New Patong to Chalong road on hold – for now

PHUKET CITY: Work on the new Patong-Chalong road could continue soon, despite the project not having Cabinet approval for a hilltop stretch which cuts through national forest land.

The road has long existed as a dirt pathway over the Nakkerd Hills, but its highest parts are only passable by all-terrain vehicles due to its sharp inclines, twisting turns and rough surface.

Phuket Governor Wichai Phraisa-ngop, who has made expanding the island’s road network a top priority, has ordered the Phuket Office of the Rural Roads Department [RRD] to move forward with the project.

The work involves widening, grading and surfacing the entire five-kilometer stretch from Chao Fa West Road in Chalong to Nanai Road in Patong.

Grading work is well underway on the 800 meter stretch from Chao Fa Road to Wat Luangpoo Supha.

Further east, the road rises steeply up the hillside and into National Forest land.

Despite the rough terrain, local residents have long used the road because it reduces the trip to Patong from 20 kilometers to only five.

The area is used mainly for growing rubber trees, but other activities include charcoal-making, off-road car rental and goat herding.

Despite concerns about the legality of the project, the RRD says it is prepared to continue the work, provided it is given written orders from the governor.

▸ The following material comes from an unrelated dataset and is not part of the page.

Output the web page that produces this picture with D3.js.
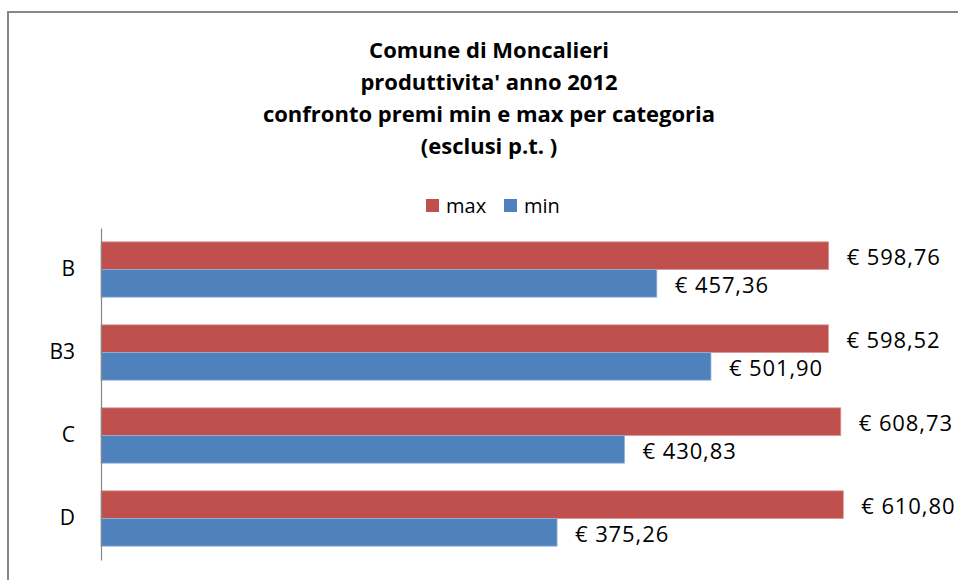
<!DOCTYPE html>
<html>
<head>
<meta charset="utf-8">
<script src="https://cdn.jsdelivr.net/npm/d3@7"></script>
<style>
  body { margin: 0; background: #fff; }
  svg { display: block; font-family: "Open Sans", "Noto Sans", sans-serif; }
</style>
</head>
<body>
<div id="chart"></div>
<script>
// data
var categories = ["B", "B3", "C", "D"];
var maxValues = [598.76, 598.52, 608.73, 610.80];
var minValues = [457.36, 501.90, 430.83, 375.26];
var seriesNames = ["max", "min"];
var titleLines = ["Comune di Moncalieri", "produttivita' anno 2012",
                  "confronto premi min e max per categoria", "(esclusi p.t. )"];

var W = 958, H = 580;
var colors = { max: "#C0504D", min: "#4F81BD" };
var strokes = { max: "#D99694", min: "#95B3D7" };

var svg = d3.select("#chart").append("svg")
  .attr("width", W)
  .attr("height", H);

// outer chart frame (runs off the right / bottom edge)
svg.append("rect")
  .attr("x", 8).attr("y", 12)
  .attr("width", W + 20).attr("height", H + 20)
  .attr("fill", "#fff")
  .attr("stroke", "#878787")
  .attr("stroke-width", 2);

// Title
var title = svg.append("text")
  .attr("text-anchor", "middle")
  .attr("font-size", "22px")
  .attr("font-weight", "bold")
  .attr("fill", "#000");
titleLines.forEach(function(line, i) {
  title.append("tspan")
    .attr("x", 489)
    .attr("y", 58 + i * 32)
    .text(line);
});

// Legend
var legend = svg.append("g").attr("transform", "translate(426, 199)");
var legendX = [0, 78];
seriesNames.forEach(function(name, i) {
  var item = legend.append("g").attr("transform", "translate(" + legendX[i] + ",0)");
  item.append("rect")
    .attr("width", 13).attr("height", 13)
    .attr("fill", colors[name]);
  item.append("text")
    .attr("x", 20).attr("y", 13.5)
    .attr("font-size", "20px")
    .text(name);
});

// scales
var margin = { left: 101, top: 228 };
var plotBottom = 560;

var x = d3.scaleLinear()
  .domain([0, 700])
  .range([margin.left, margin.left + 700 * 1.2153]);

var y = d3.scaleBand()
  .domain(categories)
  .range([margin.top, plotBottom])
  .padding(0);

var bw = y.bandwidth();
var barH = bw / 3;

var rows = categories.map(function(c, i) {
  return { cat: c, max: maxValues[i], min: minValues[i] };
});

// bars
seriesNames.forEach(function(name, si) {
  svg.append("g").selectAll("rect")
    .data(rows)
    .enter()
    .append("rect")
    .attr("x", x(0))
    .attr("y", function(d) { return y(d.cat) + bw / 6 + si * barH; })
    .attr("width", function(d) { return x(d[name]) - x(0); })
    .attr("height", barH)
    .attr("fill", colors[name])
    .attr("stroke", strokes[name])
    .attr("stroke-width", 0.8);

  svg.append("g").selectAll("text")
    .data(rows)
    .enter()
    .append("text")
    .attr("x", function(d) { return x(d[name]) + 18; })
    .attr("y", function(d) { return y(d.cat) + bw / 6 + si * barH + barH / 2 + 2; })
    .attr("dy", "0.35em")
    .attr("font-size", "22px")
    .attr("letter-spacing", "0.9px")
    .attr("fill", "#000")
    .text(function(d) { return "€ " + d3.format(".2f")(d[name]).replace(".", ","); });
});

// category axis
var yAxis = d3.axisLeft(y).tickSize(0).tickPadding(26);
var yAxisGroup = svg.append("g")
  .attr("transform", "translate(" + margin.left + ",0)")
  .call(yAxis);
yAxisGroup.select(".domain").attr("stroke", "#868686").attr("stroke-width", 1.2);
yAxisGroup.selectAll("text")
  .attr("font-size", "21px")
  .attr("font-family", "\"Open Sans\", \"Noto Sans\", sans-serif")
  .attr("fill", "#000");
</script>
</body>
</html>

Nid Nilphan, who heads the RRD’s planning office in Phuket, said last week he was preparing the necessary documents for the governor to sign.

However, as of today, his office has yet to receive express written consent, so the project remains on hold.

Governor Wichai has applied for Cabinet permission to go ahead with the project and funding of 40 million baht has already been made available.

The project could be completed within six months, he said.

Mr Nid said he did not know if the Ministry of Natural Resources and Environment (MNRE) was opposed to the project.

“It is my duty to follow the governor’s orders, but I want to get them in writing first,” he said.

A source at Phuket Provincial Hall said the project would be good for Phuket and is set to move forward soon.

“This road has long been used by local villagers who grow rubber up there, even though it is illegal in parts designated as National Forest,” he said.

Ongard Thanacharnmongkhon, who heads the MNRE’s Phuket Office, said that although the road only occupied a small part of the total forest area, the project would open up large areas of adjacent land to encroachment.

Moving ahead with the project without formal permission would only reinforce the idea that people could get away with doing whatever they want, regardless of the consequences to the environment, he said.

The governor and the MNRE are already at odds over another road project which would destroy eight square kilometers of mangrove forest to create a new access road to Sapan Hin.

One couple living on the lower Klong Krata hillside portion of the Patong-Chalong road project said they saw vehicles heading up the hill at all hours of the day and night and suspect they may be involved in illegal activities such as logging.

Although improvements to the road will no doubt affect their way of life, the couple are in favor of it.

“The road will enable people to evacuate out of Patong if there is another tsunami or similar disaster,” said Mr Kasem.